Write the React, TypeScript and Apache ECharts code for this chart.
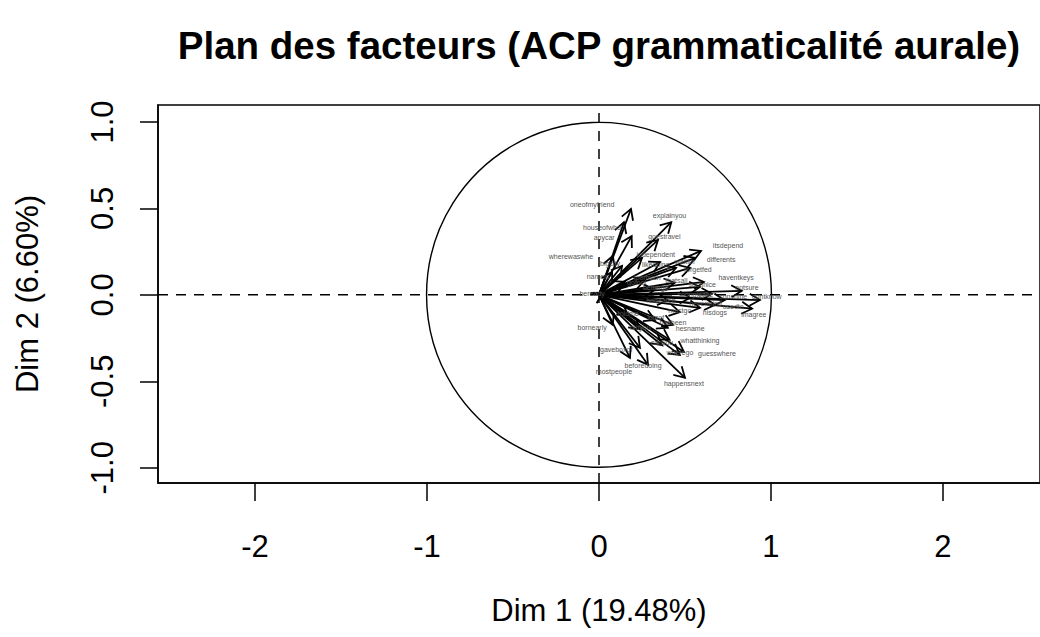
import React, { useEffect, useRef } from "react";
import * as echarts from "echarts";

// ---- data ----
const varNames = [
  "oneofmyfriend", "houseofwho", "anycar", "explainyou", "goestravel",
  "itsdepend", "differents", "forgetfed", "wherewaswhe", "independent",
  "nameis", "gofoot", "bigcity", "beready", "waitfor",
  "likedoing", "haventkeys", "sunshine", "imagree", "hisdogs",
  "notsure", "usedto", "soonplease", "mustgo", "bettergo",
  "hadeaten", "suchnice", "nevermind", "toomuch", "dontknow",
  "thatsall", "bornearly", "hesname", "whatthinking", "guesswhere",
  "gaveboxof", "beforedoing", "mostpeople", "happensnext", "wherego",
  "hasbeen", "lotsof", "didyou", "toldme", "canyou",
];
const dim1 = [
  0.186, 0.145, 0.19, 0.42, 0.343,
  0.593, 0.56, 0.448, 0.08, 0.25,
  0.076, 0.15, 0.134, 0.02, 0.53,
  0.355, 0.61, 0.657, 0.89, 0.587,
  0.83, 0.73, 0.53, 0.47, 0.325,
  0.4, 0.587, 0.674, 0.267, 0.936,
  0.44, 0.08, 0.4, 0.41, 0.494,
  0.238, 0.285, 0.18, 0.5, 0.47,
  0.43, 0.325, 0.238, 0.17, 0.366,
];
const dim2 = [
  0.497, 0.42, 0.34, 0.42, 0.318,
  0.254, 0.214, 0.156, 0.225, 0.214,
  0.133, 0.075, 0.168, 0.012, 0.156,
  0.19, 0.075, 0.006, -0.08, -0.075,
  0.023, -0.03, -0.017, -0.1, 0.03,
  -0.03, 0.046, -0.058, 0.087, -0.03,
  0.07, -0.173, -0.19, -0.26, -0.33,
  -0.306, -0.405, -0.364, -0.48, -0.347,
  -0.173, -0.145, -0.2, -0.12, -0.29,
];
// label anchors, in the same units as the dimensions
const labelDim1 = [
  -0.04, 0.017, 0.03, 0.41, 0.38,
  0.75, 0.71, 0.575, -0.163, 0.33,
  -0.006, 0.22, 0.064, -0.04, 0.5,
  0.33, 0.797, 0.78, 0.9, 0.674,
  0.86, 0.78, 0.56, 0.47, 0.33,
  0.36, 0.6, 0.62, 0.28, 0.975,
  0.45, -0.04, 0.53, 0.587, 0.686,
  0.1, 0.256, 0.087, 0.494, 0.47,
  0.43, 0.33, 0.24, 0.17, 0.366,
];
const labelDim2 = [
  0.52, 0.387, 0.33, 0.457, 0.335,
  0.283, 0.202, 0.145, 0.22, 0.231,
  0.104, 0.07, 0.18, 0.006, 0.195,
  0.178, 0.1, -0.012, -0.116, -0.104,
  0.042, -0.068, 0.0, -0.088, 0.045,
  -0.035, 0.058, -0.05, 0.1, -0.01,
  0.082, -0.19, -0.197, -0.266, -0.341,
  -0.318, -0.41, -0.445, -0.514, -0.335,
  -0.16, -0.133, -0.19, -0.108, -0.278,
];
const xTicks = [-2, -1, 0, 1, 2];
const yTicks = [-1, -0.5, 0, 0.5, 1];
const xRange = [-2.564, 2.564];
const yRange = [-1.088, 1.098];

const titleText = "Plan des facteurs (ACP grammaticalité aurale)";
const xTitle = "Dim 1 (19.48%)";
const yTitle = "Dim 2 (6.60%)";

const FONT = "'Liberation Sans', Arial, Helvetica, sans-serif";

export default function App() {
  const ref = useRef<HTMLDivElement>(null);

  useEffect(() => {
    if (!ref.current) return;
    const chart = echarts.init(ref.current, null, { renderer: "svg" });

    const arrowData = dim1.map((x, i) => [x, dim2[i], i]);
    const labelData = labelDim1.map((x, i) => [x, labelDim2[i], i]);

    chart.setOption({
      animation: false,
      backgroundColor: "#ffffff",
      grid: {
        left: 158,
        top: 105,
        width: 882,
        height: 378,
        show: true,
        borderColor: "#000",
        borderWidth: 1.5,
        backgroundColor: "transparent",
      },
      graphic: [
        {
          type: "text",
          x: 599,
          y: 45,
          style: {
            text: titleText,
            fontFamily: FONT,
            fontWeight: "bold",
            fontSize: 38.5,
            fill: "#000",
            align: "center",
            verticalAlign: "middle",
          },
        },
        {
          type: "text",
          x: 599,
          y: 610,
          style: {
            text: xTitle,
            fontFamily: FONT,
            fontSize: 31,
            fill: "#000",
            align: "center",
            verticalAlign: "middle",
          },
        },
        {
          type: "text",
          x: 27,
          y: 294,
          rotation: Math.PI / 2,
          style: {
            text: yTitle,
            fontFamily: FONT,
            fontSize: 31,
            fill: "#000",
            align: "center",
            verticalAlign: "middle",
          },
        },
      ],
      xAxis: {
        type: "value",
        min: xRange[0],
        max: xRange[1],
        splitLine: { show: false },
        axisLine: { show: true, onZero: false, lineStyle: { color: "#000", width: 1.5 } },
        axisTick: {
          show: true,
          customValues: xTicks,
          length: 18,
          lineStyle: { color: "#000", width: 1.5 },
        },
        axisLabel: {
          customValues: xTicks,
          margin: 48,
          fontSize: 31,
          fontFamily: FONT,
          color: "#000",
          formatter: (v: number) => String(v),
        },
      },
      yAxis: {
        type: "value",
        min: yRange[0],
        max: yRange[1],
        splitLine: { show: false },
        axisLine: { show: true, onZero: false, lineStyle: { color: "#000", width: 1.5 } },
        axisTick: {
          show: true,
          customValues: yTicks,
          length: 18,
          lineStyle: { color: "#000", width: 1.5 },
        },
        axisLabel: {
          customValues: yTicks,
          rotate: 90,
          margin: 40,
          fontSize: 31,
          fontFamily: FONT,
          color: "#000",
          formatter: (v: number) => v.toFixed(1),
        },
      },
      series: [
        {
          type: "line",
          data: [[xRange[0], 0], [xRange[1], 0]],
          symbol: "none",
          silent: true,
          lineStyle: { color: "#000", width: 1.5, type: [10, 8] },
          z: 1,
        },
        {
          type: "line",
          data: [[0, yRange[0]], [0, yRange[1]]],
          symbol: "none",
          silent: true,
          lineStyle: { color: "#000", width: 1.5, type: [10, 8] },
          z: 1,
        },
        {
          type: "custom",
          silent: true,
          z: 2,
          data: [[0, 0, 1]],
          renderItem: (params: any, api: any) => {
            const c = api.coord([api.value(0), api.value(1)]);
            const r = api.value(2);
            const px = api.coord([r, 0]);
            const py = api.coord([0, r]);
            const rr = ((px[0] - c[0]) + (c[1] - py[1])) / 2;
            return {
              type: "circle",
              shape: { cx: c[0], cy: c[1], r: rr },
              style: { fill: "none", stroke: "#000", lineWidth: 1.4 },
            };
          },
        },
        {
          type: "custom",
          silent: true,
          z: 3,
          data: arrowData,
          renderItem: (params: any, api: any) => {
            const o = api.coord([0, 0]);
            const t = api.coord([api.value(0), api.value(1)]);
            const a = Math.atan2(t[1] - o[1], t[0] - o[0]);
            const L = 12;
            const sp = Math.PI / 6;
            const h1 = [t[0] - L * Math.cos(a - sp), t[1] - L * Math.sin(a - sp)];
            const h2 = [t[0] - L * Math.cos(a + sp), t[1] - L * Math.sin(a + sp)];
            return {
              type: "group",
              children: [
                {
                  type: "line",
                  shape: { x1: o[0], y1: o[1], x2: t[0], y2: t[1] },
                  style: { stroke: "#000", lineWidth: 1.8 },
                },
                {
                  type: "polyline",
                  shape: { points: [h1, t, h2] },
                  style: { stroke: "#000", lineWidth: 1.8, fill: "none" },
                },
              ],
            };
          },
        },
        {
          type: "custom",
          silent: true,
          z: 4,
          data: labelData,
          renderItem: (params: any, api: any) => {
            const p = api.coord([api.value(0), api.value(1)]);
            const idx = api.value(2);
            return {
              type: "text",
              x: p[0],
              y: p[1],
              style: {
                text: varNames[idx],
                fontFamily: FONT,
                fontSize: 7,
                fill: "#555",
                align: "center",
                verticalAlign: "middle",
              },
            };
          },
        },
      ],
    });

    return () => {
      chart.dispose();
    };
  }, []);

  return (
    <div
      ref={ref}
      style={{ position: "absolute", left: 0, top: 0, width: 1040, height: 637 }}
    />
  );
}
##########
● What you have to do
Skip the pictures and restate exactly the lines from the beginning of the listing to the line with "import * as", that line included.

● Response to this task
Write the React, TypeScript and Apache ECharts code for this chart.
import React, { useEffect, useRef } from "react";
import * as echarts from "echarts";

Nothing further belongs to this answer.